* begin Given entries *

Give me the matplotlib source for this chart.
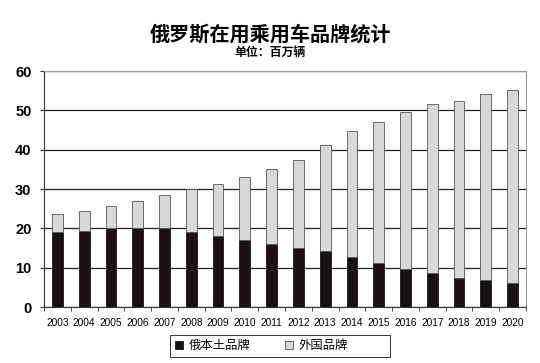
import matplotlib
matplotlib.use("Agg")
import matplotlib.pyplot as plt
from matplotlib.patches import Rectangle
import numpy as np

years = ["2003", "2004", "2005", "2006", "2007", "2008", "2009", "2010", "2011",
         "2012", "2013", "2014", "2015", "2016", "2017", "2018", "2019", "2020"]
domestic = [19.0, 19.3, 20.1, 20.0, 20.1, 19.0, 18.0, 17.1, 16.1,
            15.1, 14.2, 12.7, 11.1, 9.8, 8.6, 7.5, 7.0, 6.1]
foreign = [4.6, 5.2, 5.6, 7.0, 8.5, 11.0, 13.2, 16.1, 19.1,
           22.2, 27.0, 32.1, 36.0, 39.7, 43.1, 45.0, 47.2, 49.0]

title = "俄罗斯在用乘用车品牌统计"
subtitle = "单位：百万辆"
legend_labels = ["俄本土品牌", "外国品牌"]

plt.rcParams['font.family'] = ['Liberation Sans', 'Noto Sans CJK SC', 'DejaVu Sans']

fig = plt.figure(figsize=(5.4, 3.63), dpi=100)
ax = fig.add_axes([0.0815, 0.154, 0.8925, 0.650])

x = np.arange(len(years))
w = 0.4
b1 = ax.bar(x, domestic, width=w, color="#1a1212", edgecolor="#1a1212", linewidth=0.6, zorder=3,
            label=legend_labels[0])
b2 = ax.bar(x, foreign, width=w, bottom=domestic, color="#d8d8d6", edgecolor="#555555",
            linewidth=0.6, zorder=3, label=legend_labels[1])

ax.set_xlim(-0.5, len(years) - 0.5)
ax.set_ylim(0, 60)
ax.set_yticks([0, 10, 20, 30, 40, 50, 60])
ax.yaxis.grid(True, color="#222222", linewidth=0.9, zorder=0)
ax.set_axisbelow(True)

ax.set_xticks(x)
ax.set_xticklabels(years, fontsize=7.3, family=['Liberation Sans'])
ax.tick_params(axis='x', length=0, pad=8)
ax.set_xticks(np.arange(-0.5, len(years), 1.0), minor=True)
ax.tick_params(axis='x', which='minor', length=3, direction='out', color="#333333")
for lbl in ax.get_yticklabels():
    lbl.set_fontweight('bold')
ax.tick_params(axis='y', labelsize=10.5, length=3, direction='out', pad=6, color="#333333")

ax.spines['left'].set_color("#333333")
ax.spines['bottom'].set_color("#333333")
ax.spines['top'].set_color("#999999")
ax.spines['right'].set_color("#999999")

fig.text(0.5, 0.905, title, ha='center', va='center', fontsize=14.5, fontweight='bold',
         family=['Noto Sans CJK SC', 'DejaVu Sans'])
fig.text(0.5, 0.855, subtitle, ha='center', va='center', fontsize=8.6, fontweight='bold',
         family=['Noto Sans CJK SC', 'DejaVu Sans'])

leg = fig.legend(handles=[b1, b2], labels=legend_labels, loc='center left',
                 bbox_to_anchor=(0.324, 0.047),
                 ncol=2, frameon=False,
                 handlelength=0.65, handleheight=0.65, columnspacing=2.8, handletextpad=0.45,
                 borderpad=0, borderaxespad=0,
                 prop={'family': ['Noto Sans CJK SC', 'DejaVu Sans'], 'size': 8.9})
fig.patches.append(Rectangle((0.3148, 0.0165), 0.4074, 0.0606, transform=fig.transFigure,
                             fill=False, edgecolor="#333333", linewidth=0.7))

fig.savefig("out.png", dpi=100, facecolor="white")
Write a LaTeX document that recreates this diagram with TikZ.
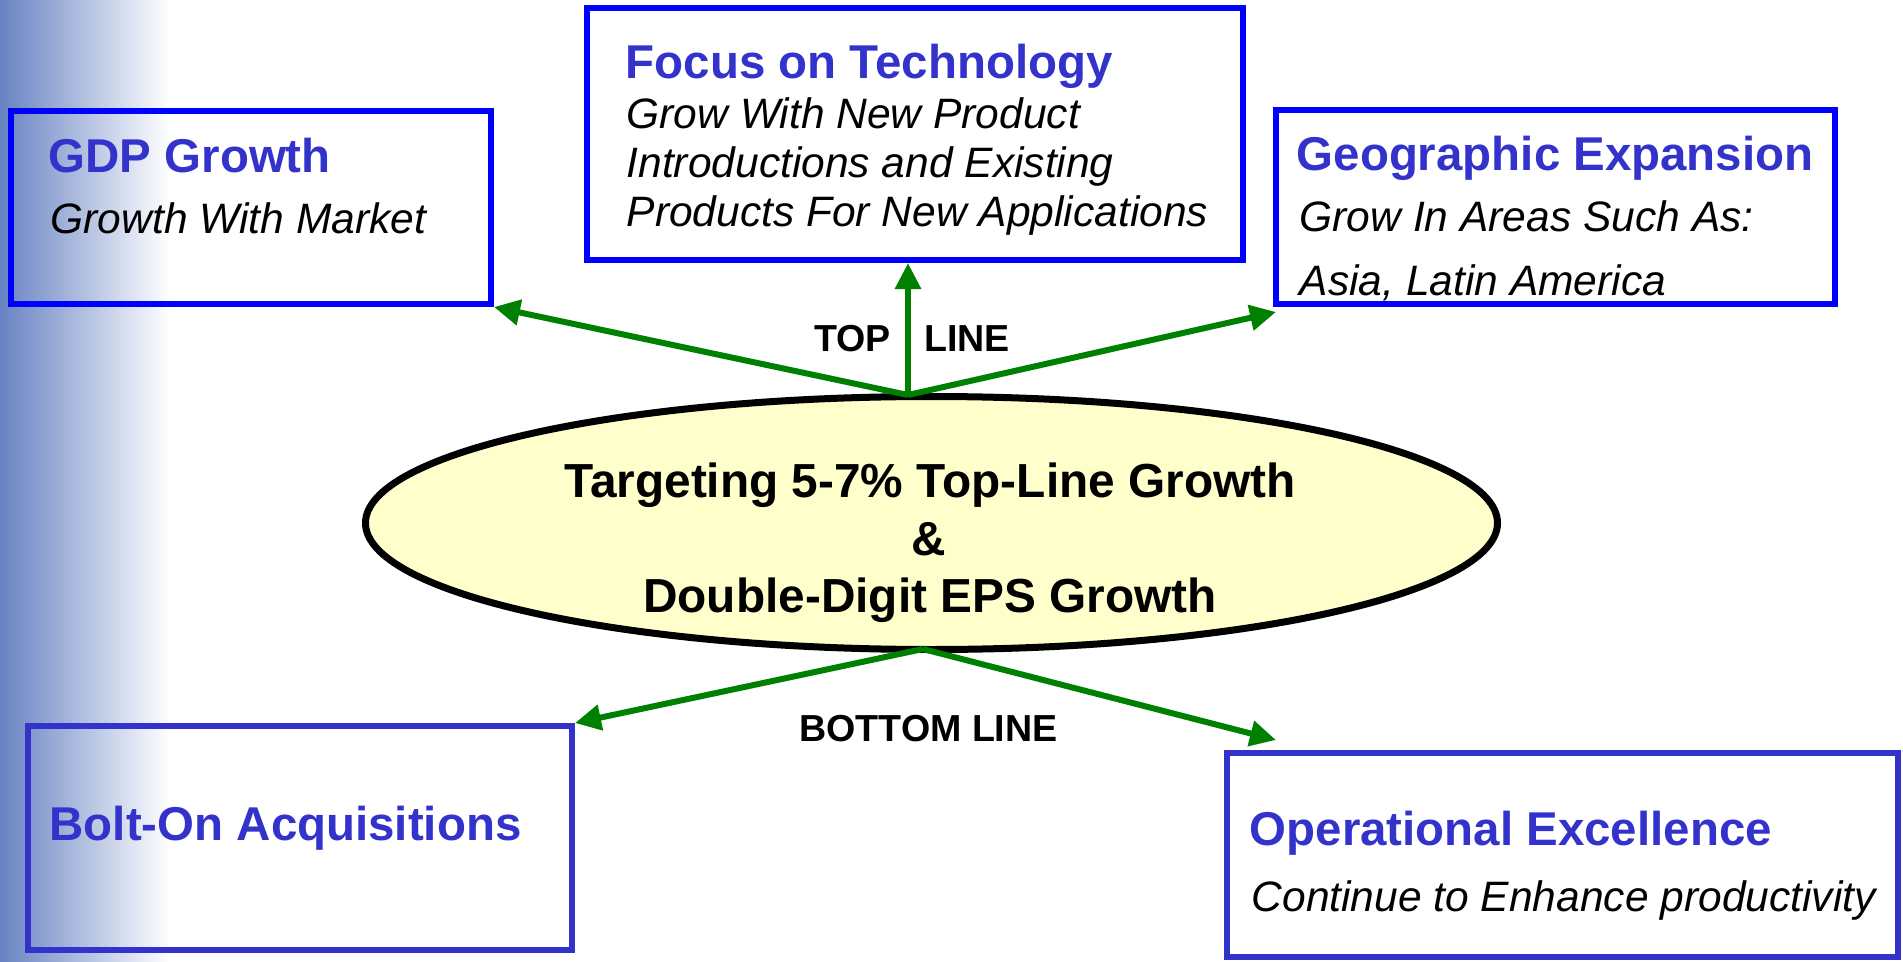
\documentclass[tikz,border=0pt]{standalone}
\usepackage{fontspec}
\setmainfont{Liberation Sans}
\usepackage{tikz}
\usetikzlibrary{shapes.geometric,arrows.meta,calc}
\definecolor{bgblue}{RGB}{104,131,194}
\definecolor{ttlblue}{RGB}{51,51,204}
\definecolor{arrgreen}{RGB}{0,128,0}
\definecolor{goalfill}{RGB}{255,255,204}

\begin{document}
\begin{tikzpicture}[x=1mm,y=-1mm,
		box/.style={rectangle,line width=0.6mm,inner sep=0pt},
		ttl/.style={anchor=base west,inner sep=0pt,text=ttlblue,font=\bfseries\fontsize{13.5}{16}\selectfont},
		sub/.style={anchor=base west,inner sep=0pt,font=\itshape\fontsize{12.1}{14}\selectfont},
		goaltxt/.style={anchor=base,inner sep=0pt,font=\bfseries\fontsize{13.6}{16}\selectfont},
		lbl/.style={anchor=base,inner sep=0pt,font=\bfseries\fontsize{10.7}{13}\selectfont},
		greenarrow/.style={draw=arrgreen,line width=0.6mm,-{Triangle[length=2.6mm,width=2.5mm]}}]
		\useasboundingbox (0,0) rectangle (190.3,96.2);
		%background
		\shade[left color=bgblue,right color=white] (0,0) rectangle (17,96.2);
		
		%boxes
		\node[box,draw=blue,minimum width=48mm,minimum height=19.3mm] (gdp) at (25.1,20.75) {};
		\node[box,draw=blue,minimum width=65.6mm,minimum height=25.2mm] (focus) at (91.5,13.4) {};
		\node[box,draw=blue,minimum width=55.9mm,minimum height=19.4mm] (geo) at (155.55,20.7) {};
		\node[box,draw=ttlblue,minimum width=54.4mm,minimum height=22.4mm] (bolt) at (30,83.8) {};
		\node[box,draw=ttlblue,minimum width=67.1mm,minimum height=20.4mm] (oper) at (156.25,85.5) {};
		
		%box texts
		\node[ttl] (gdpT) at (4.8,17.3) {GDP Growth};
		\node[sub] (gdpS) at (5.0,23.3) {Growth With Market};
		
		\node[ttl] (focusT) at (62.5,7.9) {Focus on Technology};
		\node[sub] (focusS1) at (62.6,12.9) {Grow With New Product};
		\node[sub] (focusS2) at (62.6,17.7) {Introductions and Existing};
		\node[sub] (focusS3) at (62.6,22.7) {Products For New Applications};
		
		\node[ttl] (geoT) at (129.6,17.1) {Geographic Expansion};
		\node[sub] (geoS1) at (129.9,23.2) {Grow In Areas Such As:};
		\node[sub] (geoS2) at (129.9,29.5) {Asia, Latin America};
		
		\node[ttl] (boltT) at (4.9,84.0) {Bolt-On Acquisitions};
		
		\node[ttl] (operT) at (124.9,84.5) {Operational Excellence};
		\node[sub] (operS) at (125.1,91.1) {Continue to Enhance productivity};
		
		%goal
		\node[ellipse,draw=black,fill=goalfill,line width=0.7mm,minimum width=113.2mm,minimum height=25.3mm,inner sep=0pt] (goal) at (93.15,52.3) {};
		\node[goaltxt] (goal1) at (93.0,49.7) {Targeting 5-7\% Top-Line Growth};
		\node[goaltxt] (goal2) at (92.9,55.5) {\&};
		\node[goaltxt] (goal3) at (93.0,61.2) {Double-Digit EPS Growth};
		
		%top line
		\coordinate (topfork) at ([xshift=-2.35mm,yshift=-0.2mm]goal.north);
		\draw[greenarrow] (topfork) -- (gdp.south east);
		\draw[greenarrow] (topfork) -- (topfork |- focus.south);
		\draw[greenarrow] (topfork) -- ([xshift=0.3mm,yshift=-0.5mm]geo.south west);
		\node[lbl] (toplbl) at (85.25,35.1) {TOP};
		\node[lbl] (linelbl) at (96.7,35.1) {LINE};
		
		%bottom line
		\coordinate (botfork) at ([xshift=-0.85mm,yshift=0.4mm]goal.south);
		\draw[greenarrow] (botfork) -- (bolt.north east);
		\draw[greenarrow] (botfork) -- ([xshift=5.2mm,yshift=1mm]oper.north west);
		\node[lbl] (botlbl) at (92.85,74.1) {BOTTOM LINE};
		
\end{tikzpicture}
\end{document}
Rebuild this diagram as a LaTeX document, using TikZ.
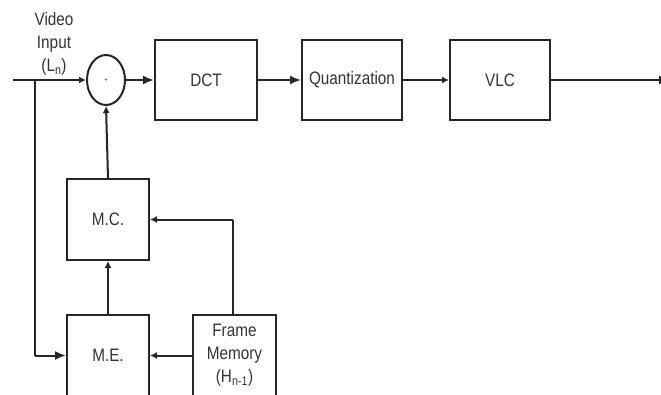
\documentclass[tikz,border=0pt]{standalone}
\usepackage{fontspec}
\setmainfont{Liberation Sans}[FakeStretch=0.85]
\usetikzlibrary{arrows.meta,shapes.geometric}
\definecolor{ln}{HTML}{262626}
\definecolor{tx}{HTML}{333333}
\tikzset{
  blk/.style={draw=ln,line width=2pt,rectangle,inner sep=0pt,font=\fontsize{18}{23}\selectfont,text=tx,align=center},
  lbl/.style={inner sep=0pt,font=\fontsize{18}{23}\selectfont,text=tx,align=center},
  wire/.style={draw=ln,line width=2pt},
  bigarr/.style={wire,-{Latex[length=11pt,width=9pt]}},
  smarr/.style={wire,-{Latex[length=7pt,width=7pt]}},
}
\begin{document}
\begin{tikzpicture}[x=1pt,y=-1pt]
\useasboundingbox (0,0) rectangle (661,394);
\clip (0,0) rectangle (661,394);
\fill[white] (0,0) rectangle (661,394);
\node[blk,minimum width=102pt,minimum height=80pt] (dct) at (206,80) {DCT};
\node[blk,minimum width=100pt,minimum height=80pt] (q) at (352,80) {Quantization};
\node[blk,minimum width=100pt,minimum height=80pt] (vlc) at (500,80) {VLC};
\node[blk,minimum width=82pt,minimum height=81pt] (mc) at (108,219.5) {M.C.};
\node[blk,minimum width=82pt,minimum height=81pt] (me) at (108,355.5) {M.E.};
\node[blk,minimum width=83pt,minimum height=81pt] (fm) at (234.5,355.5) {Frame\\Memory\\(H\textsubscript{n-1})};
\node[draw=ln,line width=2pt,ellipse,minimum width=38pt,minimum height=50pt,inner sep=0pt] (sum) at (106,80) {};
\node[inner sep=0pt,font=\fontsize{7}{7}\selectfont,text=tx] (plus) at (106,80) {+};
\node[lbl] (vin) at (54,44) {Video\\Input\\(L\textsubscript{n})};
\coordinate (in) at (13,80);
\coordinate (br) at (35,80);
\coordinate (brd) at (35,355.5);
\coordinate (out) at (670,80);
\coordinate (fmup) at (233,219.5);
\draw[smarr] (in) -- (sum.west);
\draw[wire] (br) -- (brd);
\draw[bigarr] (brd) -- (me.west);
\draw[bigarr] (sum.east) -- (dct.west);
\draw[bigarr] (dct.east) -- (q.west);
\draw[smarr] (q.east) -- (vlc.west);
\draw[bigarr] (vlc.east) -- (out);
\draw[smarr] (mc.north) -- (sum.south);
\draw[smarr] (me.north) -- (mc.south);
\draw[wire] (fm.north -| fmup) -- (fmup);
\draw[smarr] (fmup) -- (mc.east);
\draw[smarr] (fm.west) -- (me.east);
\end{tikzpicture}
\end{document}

* end Given entries *

**What is being asked**
Pictures are excluded; extract exactly the lines from the start of the data through the line that holds "ax.set_axisbelow(True)", both ends included.

**Solution for this exercise**
Give me the matplotlib source for this chart.
import matplotlib
matplotlib.use("Agg")
import matplotlib.pyplot as plt
from matplotlib.patches import Rectangle
import numpy as np

years = ["2003", "2004", "2005", "2006", "2007", "2008", "2009", "2010", "2011",
         "2012", "2013", "2014", "2015", "2016", "2017", "2018", "2019", "2020"]
domestic = [19.0, 19.3, 20.1, 20.0, 20.1, 19.0, 18.0, 17.1, 16.1,
            15.1, 14.2, 12.7, 11.1, 9.8, 8.6, 7.5, 7.0, 6.1]
foreign = [4.6, 5.2, 5.6, 7.0, 8.5, 11.0, 13.2, 16.1, 19.1,
           22.2, 27.0, 32.1, 36.0, 39.7, 43.1, 45.0, 47.2, 49.0]

title = "俄罗斯在用乘用车品牌统计"
subtitle = "单位：百万辆"
legend_labels = ["俄本土品牌", "外国品牌"]

plt.rcParams['font.family'] = ['Liberation Sans', 'Noto Sans CJK SC', 'DejaVu Sans']

fig = plt.figure(figsize=(5.4, 3.63), dpi=100)
ax = fig.add_axes([0.0815, 0.154, 0.8925, 0.650])

x = np.arange(len(years))
w = 0.4
b1 = ax.bar(x, domestic, width=w, color="#1a1212", edgecolor="#1a1212", linewidth=0.6, zorder=3,
            label=legend_labels[0])
b2 = ax.bar(x, foreign, width=w, bottom=domestic, color="#d8d8d6", edgecolor="#555555",
            linewidth=0.6, zorder=3, label=legend_labels[1])

ax.set_xlim(-0.5, len(years) - 0.5)
ax.set_ylim(0, 60)
ax.set_yticks([0, 10, 20, 30, 40, 50, 60])
ax.yaxis.grid(True, color="#222222", linewidth=0.9, zorder=0)
ax.set_axisbelow(True)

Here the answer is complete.